[Records with drawing code]
>>>

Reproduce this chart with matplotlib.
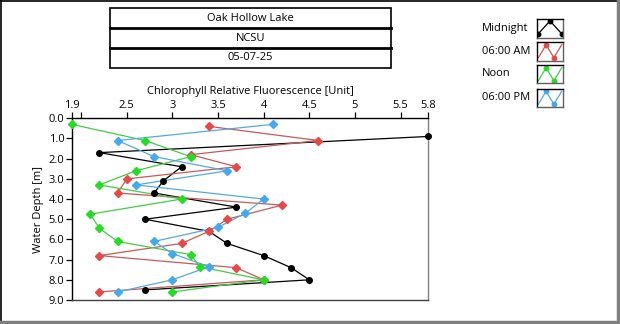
import numpy as np
import matplotlib
matplotlib.use('Agg')
import matplotlib.pyplot as plt
from matplotlib.patches import Rectangle
from matplotlib.lines import Line2D

plt.rcParams['font.family'] = ['Open Sans', 'DejaVu Sans']
plt.rcParams['font.size'] = 7.5

# Данные: флуоресценция хлорофилла по глубине
midnight_x = [5.8, 2.2, 3.1, 2.9, 2.8, 3.7, 2.7, 3.4, 3.6, 4.0, 4.3, 4.5, 2.7]
midnight_d = [0.9, 1.7, 2.4, 3.1, 3.7, 4.4, 5.0, 5.6, 6.2, 6.8, 7.4, 8.0, 8.5]

am6_x = [3.4, 4.6, 3.2, 3.7, 2.5, 2.4, 4.2, 3.6, 3.4, 3.1, 2.2, 3.7, 4.0, 2.2]
am6_d = [0.4, 1.1, 1.8, 2.4, 3.0, 3.7, 4.3, 5.0, 5.6, 6.2, 6.8, 7.4, 8.0, 8.6]

noon_x = [1.9, 2.7, 3.2, 2.6, 2.2, 3.1, 2.1, 2.2, 2.4, 3.2, 3.3, 4.0, 3.0]
noon_d = [0.3, 1.1, 1.9, 2.6, 3.3, 4.0, 4.75, 5.45, 6.1, 6.75, 7.35, 8.0, 8.6]

pm6_x = [4.1, 2.4, 2.8, 3.6, 2.6, 4.0, 3.8, 3.5, 2.8, 3.0, 3.4, 3.0, 2.4]
pm6_d = [0.3, 1.1, 1.9, 2.6, 3.3, 4.0, 4.7, 5.4, 6.1, 6.7, 7.35, 8.0, 8.6]

series_names = ['Midnight', '06:00 AM', 'Noon', '06:00 PM']
line_colors = ['#000000', '#c85a5a', '#44cc44', '#55aadd']
marker_colors = ['#000000', '#e84848', '#22dd22', '#44aaee']
markers = ['o', 'D', 'D', 'D']

title_rows = ['Oak Hollow Lake', 'NCSU', '05-07-25']
x_ticks = [1.9, 2.0, 2.5, 3.0, 3.5, 4.0, 4.5, 5.0, 5.5, 5.8]
x_tick_labels = ['1.9', '', '2.5', '3', '3.5', '4', '4.5', '5', '5.5', '5.8']
y_ticks = np.arange(0, 10, 1.0)

W, H = 620, 324
fig = plt.figure(figsize=(W / 100, H / 100), dpi=100)

# Рамка вокруг всего рисунка
fig.add_artist(Line2D([0.5 / W, 0.5 / W], [0, 1], color='black', lw=1.2))
fig.add_artist(Line2D([0, 1], [1 - 0.5 / H, 1 - 0.5 / H], color='black', lw=1.2))
fig.add_artist(Line2D([1 - 2 / W, 1 - 2 / W], [0, 1], color='#808080', lw=2.5))
fig.add_artist(Line2D([0, 1], [2 / H, 2 / H], color='#808080', lw=2.5))

# Основной график
ax = fig.add_axes([72 / W, 1 - 300 / H, (428 - 72) / W, (300 - 118.3) / H])
all_x = [midnight_x, am6_x, noon_x, pm6_x]
all_d = [midnight_d, am6_d, noon_d, pm6_d]
for xs, ds, lc, mc, mk in zip(all_x, all_d, line_colors, marker_colors, markers):
    ax.plot(xs, ds, color=lc, lw=0.9, zorder=2)
    ax.plot(xs, ds, ls='none', marker=mk, ms=4 if mk == 'o' else 4.2,
            mfc=mc, mec=mc, zorder=3, clip_on=False)

ax.set_xlim(1.9, 5.8)
ax.set_ylim(9.0, 0.0)
ax.xaxis.tick_top()
ax.xaxis.set_label_position('top')
ax.set_xticks(x_ticks)
ax.set_xticklabels(x_tick_labels)
ax.set_yticks(y_ticks)
ax.set_yticklabels(['%.1f' % v for v in y_ticks])
ax.tick_params(axis='both', direction='out', length=4, width=0.9, pad=1.5, labelsize=8)
ax.set_xlabel('Chlorophyll Relative Fluorescence [Unit]', fontsize=8, labelpad=4)
ax.set_ylabel('Water Depth [m]', fontsize=8, labelpad=3)
ax.spines['left'].set_color('black')
ax.spines['top'].set_color('black')
ax.spines['right'].set_color('#808080')
ax.spines['bottom'].set_color('#404040')
for s in ax.spines.values():
    s.set_linewidth(1.0)

# Таблица заголовка
tx0, tx1 = 110 / W, 391 / W
row_edges = [8, 28.3, 48.3, 67.5]
for i, txt in enumerate(title_rows):
    top = 1 - row_edges[i] / H
    bot = 1 - row_edges[i + 1] / H
    fig.text((tx0 + tx1) / 2, (top + bot) / 2, txt, ha='center', va='center', fontsize=8)
fig.add_artist(Rectangle((tx0, 1 - row_edges[-1] / H), tx1 - tx0,
                         (row_edges[-1] - row_edges[0]) / H,
                         fill=False, ec='black', lw=1.2, transform=fig.transFigure))
for e in row_edges[1:-1]:
    fig.add_artist(Line2D([tx0, tx1], [1 - e / H, 1 - e / H], color='black', lw=2.0))

# Легенда со значками
icon_peak = [0.05, 0.5, 0.95]
icon_peak_y = [0.2, 0.9, 0.2]
icon_wave = [0.05, 0.35, 0.65, 0.95]
icon_wave_y = [0.15, 0.85, 0.15, 0.85]
box_tops = [19, 42, 65, 88.5]
for name, top, lc, mc, mk in zip(series_names, box_tops, line_colors, marker_colors, markers):
    y_mid = 1 - (top + 9) / H
    fig.text(482 / W, y_mid, name, ha='left', va='center', fontsize=8)
    iax = fig.add_axes([537 / W, 1 - (top + 18.5) / H, 26 / W, 18.5 / H])
    if name == 'Midnight':
        xs, ys = icon_peak, icon_peak_y
        mx, my = [0.05, 0.5, 0.95], [0.2, 0.9, 0.2]
    else:
        xs, ys = icon_wave, icon_wave_y
        mx, my = [0.35, 0.65], [0.85, 0.15]
    iax.plot(xs, ys, color=lc, lw=0.9)
    iax.plot(mx, my, ls='none', marker='o', ms=3.2, mfc=mc, mec=mc)
    iax.set_xlim(0, 1)
    iax.set_ylim(0, 1)
    iax.set_xticks([])
    iax.set_yticks([])
    for side, s in iax.spines.items():
        s.set_linewidth(1.0)
        s.set_color('black' if side in ('left', 'top') else '#606060')

fig.savefig('out.png', dpi=100)
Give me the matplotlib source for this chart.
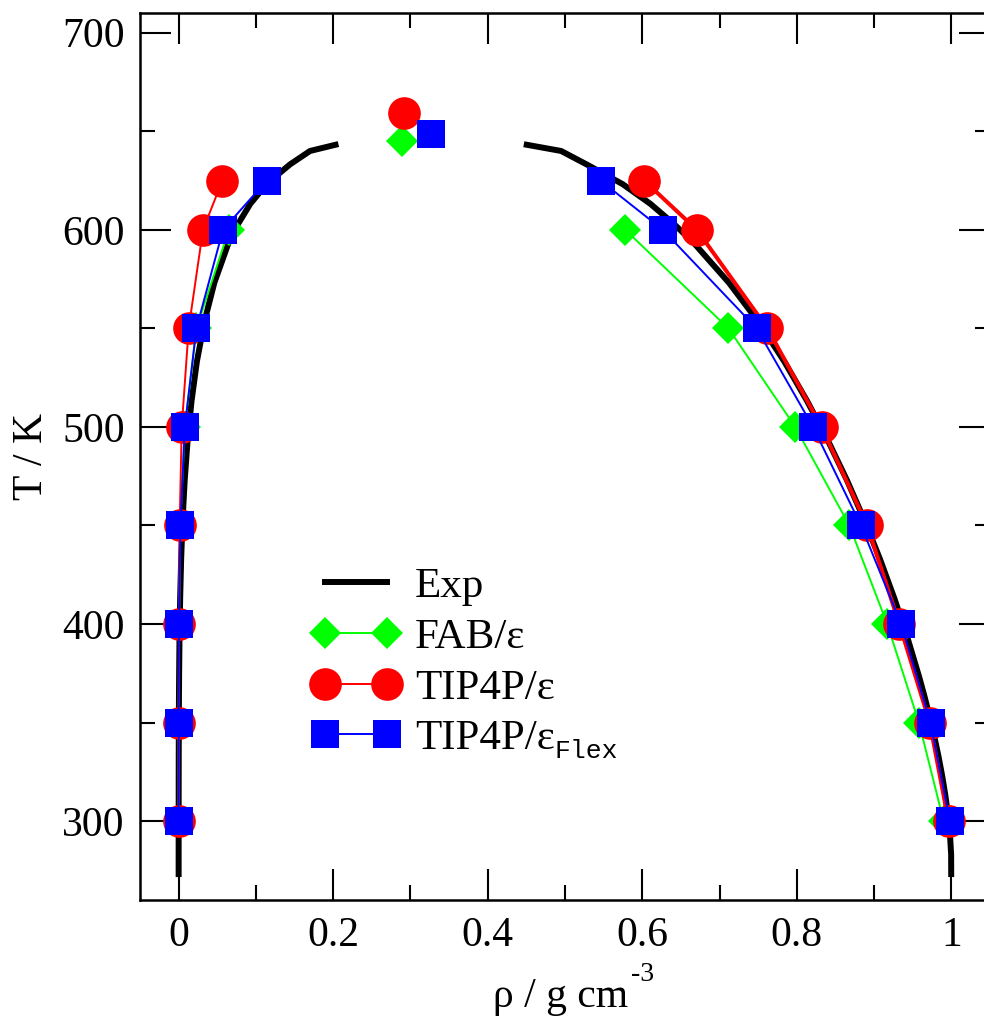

<<<

## Work to be completed
Using the data above, print every line exactly, omitting pictures.

## Exercise response
Reproduce this chart with matplotlib.
import numpy as np
import matplotlib
matplotlib.use('Agg')
import matplotlib.pyplot as plt
from matplotlib.patches import Rectangle
from matplotlib.lines import Line2D

plt.rcParams['font.family'] = ['Open Sans', 'DejaVu Sans']
plt.rcParams['font.size'] = 7.5

# Данные: флуоресценция хлорофилла по глубине
midnight_x = [5.8, 2.2, 3.1, 2.9, 2.8, 3.7, 2.7, 3.4, 3.6, 4.0, 4.3, 4.5, 2.7]
midnight_d = [0.9, 1.7, 2.4, 3.1, 3.7, 4.4, 5.0, 5.6, 6.2, 6.8, 7.4, 8.0, 8.5]

am6_x = [3.4, 4.6, 3.2, 3.7, 2.5, 2.4, 4.2, 3.6, 3.4, 3.1, 2.2, 3.7, 4.0, 2.2]
am6_d = [0.4, 1.1, 1.8, 2.4, 3.0, 3.7, 4.3, 5.0, 5.6, 6.2, 6.8, 7.4, 8.0, 8.6]

noon_x = [1.9, 2.7, 3.2, 2.6, 2.2, 3.1, 2.1, 2.2, 2.4, 3.2, 3.3, 4.0, 3.0]
noon_d = [0.3, 1.1, 1.9, 2.6, 3.3, 4.0, 4.75, 5.45, 6.1, 6.75, 7.35, 8.0, 8.6]

pm6_x = [4.1, 2.4, 2.8, 3.6, 2.6, 4.0, 3.8, 3.5, 2.8, 3.0, 3.4, 3.0, 2.4]
pm6_d = [0.3, 1.1, 1.9, 2.6, 3.3, 4.0, 4.7, 5.4, 6.1, 6.7, 7.35, 8.0, 8.6]

series_names = ['Midnight', '06:00 AM', 'Noon', '06:00 PM']
line_colors = ['#000000', '#c85a5a', '#44cc44', '#55aadd']
marker_colors = ['#000000', '#e84848', '#22dd22', '#44aaee']
markers = ['o', 'D', 'D', 'D']

title_rows = ['Oak Hollow Lake', 'NCSU', '05-07-25']
x_ticks = [1.9, 2.0, 2.5, 3.0, 3.5, 4.0, 4.5, 5.0, 5.5, 5.8]
x_tick_labels = ['1.9', '', '2.5', '3', '3.5', '4', '4.5', '5', '5.5', '5.8']
y_ticks = np.arange(0, 10, 1.0)

W, H = 620, 324
fig = plt.figure(figsize=(W / 100, H / 100), dpi=100)

# Рамка вокруг всего рисунка
fig.add_artist(Line2D([0.5 / W, 0.5 / W], [0, 1], color='black', lw=1.2))
fig.add_artist(Line2D([0, 1], [1 - 0.5 / H, 1 - 0.5 / H], color='black', lw=1.2))
fig.add_artist(Line2D([1 - 2 / W, 1 - 2 / W], [0, 1], color='#808080', lw=2.5))
fig.add_artist(Line2D([0, 1], [2 / H, 2 / H], color='#808080', lw=2.5))

# Основной график
ax = fig.add_axes([72 / W, 1 - 300 / H, (428 - 72) / W, (300 - 118.3) / H])
all_x = [midnight_x, am6_x, noon_x, pm6_x]
all_d = [midnight_d, am6_d, noon_d, pm6_d]
for xs, ds, lc, mc, mk in zip(all_x, all_d, line_colors, marker_colors, markers):
    ax.plot(xs, ds, color=lc, lw=0.9, zorder=2)
    ax.plot(xs, ds, ls='none', marker=mk, ms=4 if mk == 'o' else 4.2,
            mfc=mc, mec=mc, zorder=3, clip_on=False)

ax.set_xlim(1.9, 5.8)
ax.set_ylim(9.0, 0.0)
ax.xaxis.tick_top()
ax.xaxis.set_label_position('top')
ax.set_xticks(x_ticks)
ax.set_xticklabels(x_tick_labels)
ax.set_yticks(y_ticks)
ax.set_yticklabels(['%.1f' % v for v in y_ticks])
ax.tick_params(axis='both', direction='out', length=4, width=0.9, pad=1.5, labelsize=8)
ax.set_xlabel('Chlorophyll Relative Fluorescence [Unit]', fontsize=8, labelpad=4)
ax.set_ylabel('Water Depth [m]', fontsize=8, labelpad=3)
ax.spines['left'].set_color('black')
ax.spines['top'].set_color('black')
ax.spines['right'].set_color('#808080')
ax.spines['bottom'].set_color('#404040')
for s in ax.spines.values():
    s.set_linewidth(1.0)

# Таблица заголовка
tx0, tx1 = 110 / W, 391 / W
row_edges = [8, 28.3, 48.3, 67.5]
for i, txt in enumerate(title_rows):
    top = 1 - row_edges[i] / H
    bot = 1 - row_edges[i + 1] / H
    fig.text((tx0 + tx1) / 2, (top + bot) / 2, txt, ha='center', va='center', fontsize=8)
fig.add_artist(Rectangle((tx0, 1 - row_edges[-1] / H), tx1 - tx0,
                         (row_edges[-1] - row_edges[0]) / H,
                         fill=False, ec='black', lw=1.2, transform=fig.transFigure))
for e in row_edges[1:-1]:
    fig.add_artist(Line2D([tx0, tx1], [1 - e / H, 1 - e / H], color='black', lw=2.0))

# Легенда со значками
icon_peak = [0.05, 0.5, 0.95]
icon_peak_y = [0.2, 0.9, 0.2]
icon_wave = [0.05, 0.35, 0.65, 0.95]
icon_wave_y = [0.15, 0.85, 0.15, 0.85]
box_tops = [19, 42, 65, 88.5]
for name, top, lc, mc, mk in zip(series_names, box_tops, line_colors, marker_colors, markers):
    y_mid = 1 - (top + 9) / H
    fig.text(482 / W, y_mid, name, ha='left', va='center', fontsize=8)
    iax = fig.add_axes([537 / W, 1 - (top + 18.5) / H, 26 / W, 18.5 / H])
    if name == 'Midnight':
        xs, ys = icon_peak, icon_peak_y
        mx, my = [0.05, 0.5, 0.95], [0.2, 0.9, 0.2]
    else:
        xs, ys = icon_wave, icon_wave_y
        mx, my = [0.35, 0.65], [0.85, 0.15]
    iax.plot(xs, ys, color=lc, lw=0.9)
    iax.plot(mx, my, ls='none', marker='o', ms=3.2, mfc=mc, mec=mc)
    iax.set_xlim(0, 1)
    iax.set_ylim(0, 1)
    iax.set_xticks([])
    iax.set_yticks([])
    for side, s in iax.spines.items():
        s.set_linewidth(1.0)
        s.set_color('black' if side in ('left', 'top') else '#606060')

fig.savefig('out.png', dpi=100)
Give me the matplotlib source for this chart.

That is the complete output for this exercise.